Meist sind es Autofahrer, die schimpfen, weil ihnen zugunsten neuer Radwege Platz weggenommen wird. Diesmal sind die Öffi-Nutzer dran. In der Otto-Braun-Straße zwischen Friedrichshain und Prenzlauer Berg feiert die Verkehrsverwaltung von Senatorin Ute Bonde (CDU) einen neuen Radweg – und vergisst in der Pressemitteilung zu erwähnen, dass dafür eine Busspur weichen musste.
Es geht um 350 Meter zwischen Mollstraße und Straße am Friedrichshain. Jahrelang gab es hier eine Busspur, die Busse und Radfahrer in friedlicher Koexistenz nutzten. Jetzt sind die BVG-Busse außen vor, dem Rad wurde die Vorfahrt zugewiesen. 2023 wurde die Beseitigung der Busspur Otto-Braun-Straße (Richtung Mollstraße) angeordnet. Die mit zwei Buslinien betroffene BVG wurde nicht angehört. „Diese Busspur, die von den Radfahrern bisher genutzt werden kann und auch genutzt wird, nun zugunsten eines Radfahrstreifens zu beseitigen, schürt Spannungen zwischen Bus- und Radverkehr“, ließ der Fahrgastverband IGEB vor einem halben Jahr verlauten.
BVG-Busse müssen im Haltestellenbereich einscheren
Nach bundesweiten Regularien soll die Zahl der Busfahrten in der Otto-Braun-Straße aber nicht ausreichen, um eine Busspur zu rechtfertigen.

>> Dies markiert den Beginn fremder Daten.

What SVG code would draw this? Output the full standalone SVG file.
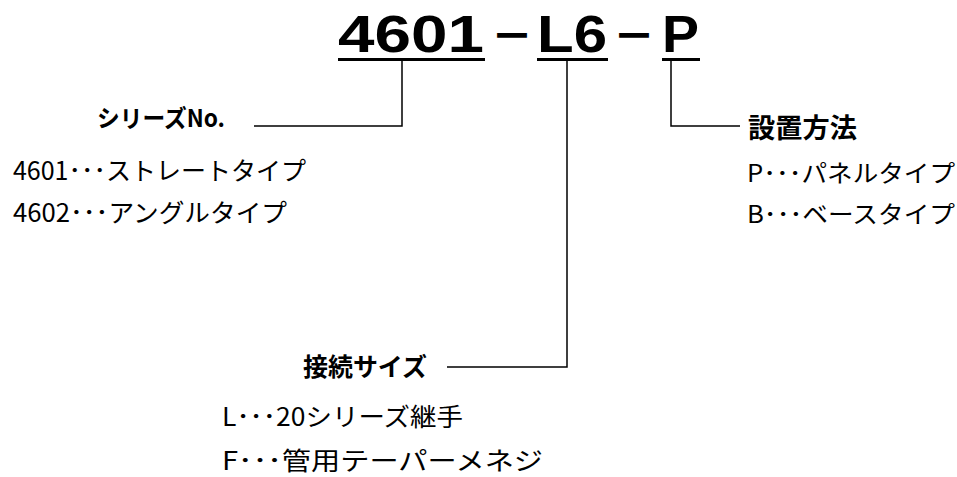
<svg xmlns="http://www.w3.org/2000/svg" width="957" height="477" viewBox="0 0 957 477">
<style>
text{fill:#000;font-family:"Noto Sans CJK JP","Liberation Sans",sans-serif}
.title{font-family:"Liberation Sans","Noto Sans CJK JP",sans-serif;font-weight:bold;font-size:52px}
.dash{font-family:"Noto Sans CJK JP",sans-serif;font-weight:bold;font-size:46px}
.head{font-weight:bold}
.ul{stroke:#000;stroke-width:3;fill:none}
.conn{stroke:#000;stroke-width:1.5;fill:none}
</style>
<rect width="957" height="477" fill="#fff"/>
<g id="title">
<text class="title" y="52"><tspan x="338" textLength="146" lengthAdjust="spacingAndGlyphs">4601</tspan><tspan class="dash" x="491" textLength="42" lengthAdjust="spacingAndGlyphs">－</tspan><tspan x="537" textLength="70" lengthAdjust="spacingAndGlyphs">L6</tspan><tspan class="dash" x="613" textLength="42" lengthAdjust="spacingAndGlyphs">－</tspan><tspan x="662" textLength="37" lengthAdjust="spacingAndGlyphs">P</tspan></text>
<line class="ul" x1="338" y1="59.5" x2="485" y2="59.5"/>
<line class="ul" x1="537" y1="59.5" x2="608" y2="59.5"/>
<line class="ul" x1="662" y1="59.5" x2="700" y2="59.5"/>
</g>
<g id="connectors">
<polyline class="conn" points="402,61 402,126 254,126"/>
<polyline class="conn" points="567,61 567,367 447,367"/>
<polyline class="conn" points="671,61 671,126 740,126"/>
</g>
<g id="series">
<text class="head" x="97" y="127" font-size="24" textLength="128" lengthAdjust="spacingAndGlyphs">シリーズNo.</text>
<text x="13" y="180" font-size="25" textLength="293" lengthAdjust="spacingAndGlyphs">4601･･･ストレートタイプ</text>
<text x="13" y="222" font-size="25" textLength="274" lengthAdjust="spacingAndGlyphs">4602･･･アングルタイプ</text>
</g>
<g id="mount">
<text class="head" x="748" y="138" font-size="27" textLength="109" lengthAdjust="spacingAndGlyphs">設置方法</text>
<text x="747" y="182" font-size="24" textLength="208" lengthAdjust="spacingAndGlyphs">P･･･パネルタイプ</text>
<text x="747" y="223" font-size="24" textLength="208" lengthAdjust="spacingAndGlyphs">B･･･ベースタイプ</text>
</g>
<g id="size">
<text class="head" x="303" y="376" font-size="25" textLength="124" lengthAdjust="spacingAndGlyphs">接続サイズ</text>
<text x="222" y="426" font-size="25" textLength="241" lengthAdjust="spacingAndGlyphs">L･･･20シリーズ継手</text>
<text x="222" y="470" font-size="25" textLength="321" lengthAdjust="spacingAndGlyphs">F･･･管用テーパーメネジ</text>
</g>
</svg>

Durch die Otto-Braun-Straße fahren hier Busse der Linien 142 und 200, auf beiden Seiten gibt es Haltestellen. Werktags kommen pro Stunde acht Busse je Richtung, am Wochenende sind es fünf.

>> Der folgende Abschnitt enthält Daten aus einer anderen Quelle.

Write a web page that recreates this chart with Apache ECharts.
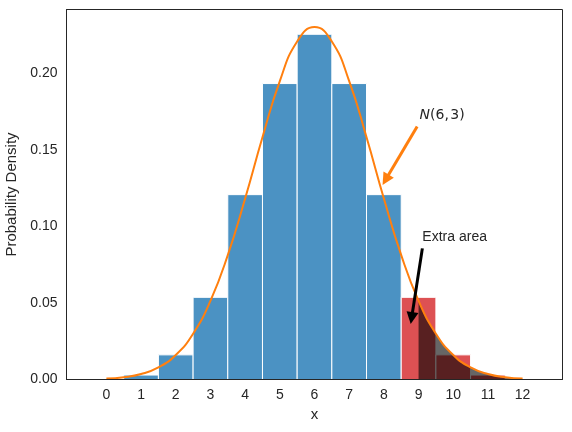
<!DOCTYPE html>
<html>
<head>
<meta charset="utf-8">
<script src="https://cdn.jsdelivr.net/npm/echarts@6/dist/echarts.min.js"></script>
<style>
  html, body { margin: 0; padding: 0; background: #fff; }
  #main { width: 572px; height: 432px; }
</style>
</head>
<body>
<div id="main"></div>
<script>
// bars: probability of k
const kValues = [0, 1, 2, 3, 4, 5, 6, 7, 8, 9, 10, 11, 12];
const probValues = [0.0002, 0.0029, 0.0161, 0.0537, 0.1208, 0.1934, 0.2256, 0.1934, 0.1208, 0.0537, 0.0161, 0.0029, 0.0002];
const tailFrom = 9; // red bars + shaded area start here

// the orange curve N(6, 3)
const curveX = [0, 0.5, 1, 1.5, 2, 2.5, 3, 3.5, 4, 4.5, 5, 5.5, 6, 6.5, 7, 7.5, 8, 8.5, 9, 9.5, 10, 10.5, 11, 11.5, 12];
const curveY = [0.0006, 0.0015, 0.0036, 0.0079, 0.0160, 0.0299, 0.0514, 0.0813, 0.1183, 0.1583, 0.1950, 0.2209, 0.2303,
                0.2209, 0.1950, 0.1583, 0.1183, 0.0813, 0.0514, 0.0299, 0.0160, 0.0079, 0.0036, 0.0015, 0.0006];

const xTicks = [0, 1, 2, 3, 4, 5, 6, 7, 8, 9, 10, 11, 12];
const yTicks = [0, 0.05, 0.10, 0.15, 0.20];

const textColor = '#262626';
const fontFamily = '"Liberation Sans", Arial, sans-serif';

function renderBar(params, api) {
  var k = api.value(0);
  var p = api.value(1);
  var topLeft = api.coord([k - 0.5, p]);
  var bottomRight = api.coord([k + 0.5, 0]);
  return {
    type: 'rect',
    shape: {
      x: topLeft[0],
      y: topLeft[1],
      width: bottomRight[0] - topLeft[0],
      height: bottomRight[1] - topLeft[1]
    },
    style: {
      fill: k >= tailFrom ? '#dd5153' : '#4b92c3',
      stroke: '#ffffff',
      lineWidth: 1
    }
  };
}

function setOption(chart) {
  var barData = kValues.map((k, i) => [k, probValues[i]]);
  var curveData = curveX.map((x, i) => [x, curveY[i]]);
  var tailData = curveData.filter(d => d[0] >= tailFrom);

  var option = {
    backgroundColor: '#ffffff',
    animation: false,
    grid: {
      left: 66.5, right: 9.5, top: 9.5, bottom: 52.5,
      show: true,
      borderColor: textColor,
      borderWidth: 1,
      outerBoundsMode: 'none'
    },
    xAxis: {
      type: 'value',
      min: -1.15,
      max: 13.15,
      z: 10,
      name: 'x',
      nameLocation: 'middle',
      nameGap: 27,
      nameTextStyle: { color: textColor, fontSize: 15, fontFamily: fontFamily },
      axisLine: { show: true, onZero: false, lineStyle: { color: textColor, width: 1 } },
      axisTick: { show: false },
      splitLine: { show: false },
      axisLabel: {
        customValues: xTicks,
        color: textColor,
        fontSize: 14,
        fontFamily: fontFamily,
        margin: 9
      }
    },
    yAxis: {
      type: 'value',
      min: 0,
      max: 0.2418,
      z: 10,
      name: 'Probability Density',
      nameLocation: 'middle',
      nameGap: 38,
      nameTextStyle: { color: textColor, fontSize: 15, fontFamily: fontFamily },
      axisLine: { show: true, onZero: false, lineStyle: { color: textColor, width: 1 } },
      axisTick: { show: false },
      splitLine: { show: false },
      axisLabel: {
        customValues: yTicks,
        formatter: v => v.toFixed(2),
        color: textColor,
        fontSize: 14,
        fontFamily: fontFamily,
        margin: 9
      }
    },
    series: [
      {
        name: 'bars',
        type: 'custom',
        renderItem: renderBar,
        encode: { x: 0, y: 1 },
        data: barData,
        z: 1
      },
      {
        name: 'tail',
        type: 'line',
        data: tailData,
        smooth: true,
        showSymbol: false,
        lineStyle: { width: 0, opacity: 0 },
        areaStyle: { color: '#000000', opacity: 0.6 },
        z: 2
      },
      {
        name: 'normal',
        type: 'line',
        data: curveData,
        smooth: true,
        showSymbol: false,
        lineStyle: { color: '#ff7f0e', width: 2 },
        z: 3
      },
      {
        name: 'notes',
        type: 'line',
        data: [],
        z: 4,
        markLine: {
          silent: true,
          animation: false,
          label: { show: false },
          data: [
            [
              { coord: [8.96, 0.1654], symbol: 'none', lineStyle: { color: '#ff7f0e', width: 3, type: 'solid' } },
              { coord: [8.05, 0.1305], symbol: 'triangle', symbolSize: 12, itemStyle: { color: '#ff7f0e' } }
            ],
            [
              { coord: [9.11, 0.0857], symbol: 'none', lineStyle: { color: '#000000', width: 3, type: 'solid' } },
              { coord: [8.80, 0.0402], symbol: 'triangle', symbolSize: 12, itemStyle: { color: '#000000', borderColor: '#ffffff', borderWidth: 1 } }
            ]
          ]
        },
        markPoint: {
          silent: true,
          animation: false,
          symbol: 'circle',
          symbolSize: 0,
          label: {
            show: true,
            position: 'right',
            distance: 0,
            color: textColor,
            fontSize: 14,
            fontFamily: fontFamily
          },
          data: [
            {
              coord: [9.03, 0.1725],
              label: {
                formatter: '{i|N}{r|(6,\u200a3)}',
                rich: {
                  i: { fontFamily: '"DejaVu Sans"', fontStyle: 'italic', fontSize: 14, color: textColor },
                  r: { fontFamily: '"DejaVu Sans"', fontSize: 14, color: textColor }
                }
              }
            },
            {
              coord: [9.11, 0.0931],
              label: { formatter: 'Extra area' }
            }
          ]
        }
      }
    ]
  };
  chart.setOption(option);
}

var chart = echarts.init(document.getElementById('main'), null, { renderer: 'canvas' });
setOption(chart);
</script>
</body>
</html>
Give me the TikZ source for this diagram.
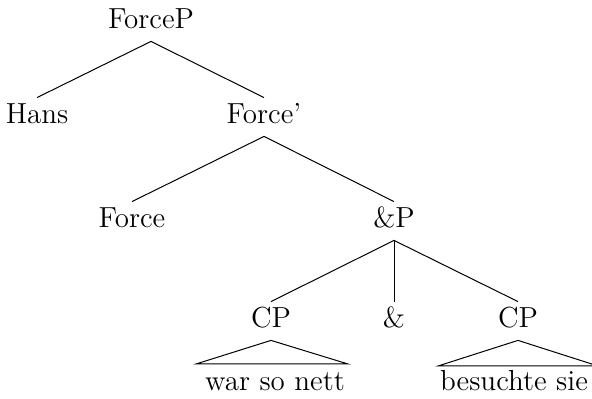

Wo vorher klar war, dass hier Busse und Radfahrer die Spur gleichzeitig benutzen, müssen Bus- und Fahrerfahrer jetzt mehr aufpassen als vorher, da die BVG-Busse an den Haltestellen auf die Busspur von der Seite her einscheren müssen – und die Radspur kurzzeitig zur Busspur wird. Autofahrer müssen wiederum aufpassen, wenn Radfahrer den stehenden Bus überholen und auf die Fahrspur für Autos ausweichen.
Viel von der neuen „Radverkehrsanlage“, wie es hochtrabend aus der Verwaltung heißt, sieht man allerdings am Sonntag noch nicht. Die Verkehrsverwaltung berichtet, dass auf einer Länge von etwa 350 Metern „geschützte Radwege mit einer befahrbaren Breite von 2,20 Metern und einem zusätzlichen Schutzstreifen von 75 Zentimetern zum motorisierten Verkehr hin eingerichtet“ worden seien. Geschützt ist hier aber noch gar nichts. Wenn man mal von zwei dicken weißen Streifen absieht, die die beiden Autospuren von der Radspur abtrennen.

Denn bis jetzt sind nur die Asphalt- und Markierungsarbeiten ausgeführt und Schilder aufgestellt worden. Die Verwaltung spricht von ungünstigen Wetterbedingungen, die dafür sorgten, dass „einige wenige Arbeiten“ auf das nächste Jahr verschoben worden mussten. Genau die Arbeiten, die dafür sorgen sollen, dass Radfahrer hier wirklich geschützt unterwegs sind.